Complete Step By Step Answer:
In group $ 15 $ except nitrogen which is a diatomic molecule all other elements in group $ 15 $ exist in polyatomic form in nature.
Nitrogen being a diatomic have $ 1 $ sigma and $ 2 $ pi bond whereas in case of phosphorus $ 4 $ phosphorus atom are connected with the help of sigma bond there is no pi bonds present in case of $ {{P}_{4}} $ .
Nitrogen being small in size has an ability to form a $ p\pi -p\pi $ multiple bond. This is due to effective overlapping of orbital takes place, more overlapping stronger the bond formed whereas in phosphorus effective overlapping of $ p\pi -p\pi $ multiple bonds does not occur due to large size of phosphorus as compared to nitrogen . Due to increase in size of an atom the $ p- $ orbital becomes taller and steeper which decreases the effectiveness of overlapping. As a result phosphorus forms polyatomic molecules.
Phosphorus ( $ {{P}_{4}} $ ) exists in many allotropic forms but common are White, Red and Black Phosphorus.
The stability of allotropes depends on the structure in which an allotrope exists. White phosphorus is most reactive and less stable than other allotropes because the structure has high angular strain.
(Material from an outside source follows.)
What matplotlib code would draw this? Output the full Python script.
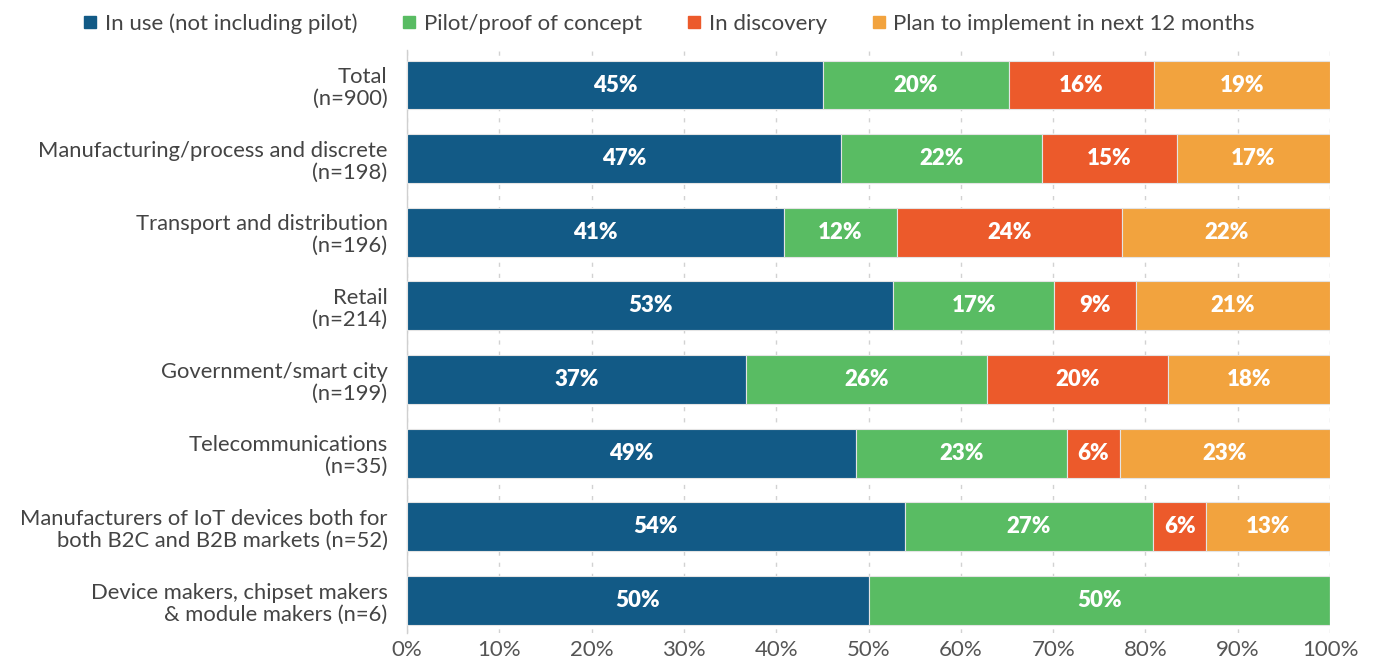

Red Phosphorus is more stable than white phosphorus but less stable than black phosphorus. As it comprises polymeric structure which reduces the angular strain compared to white phosphorus.
Black Phosphorus is the most stable allotrope of phosphorus as it has a layered structure just like the structure of graphite ( an allotrope of carbon). Which makes it most stable.

Note :
 $ P{{H}_{3}} $ ( Phosphine gas) has a rotten fish-like smell. The concept of hybridization is not applicable for $ P{{H}_{3}} $ as hybridization occur between orbital having comparable energy but energy gap in case of $ P{{H}_{3}} $ is high .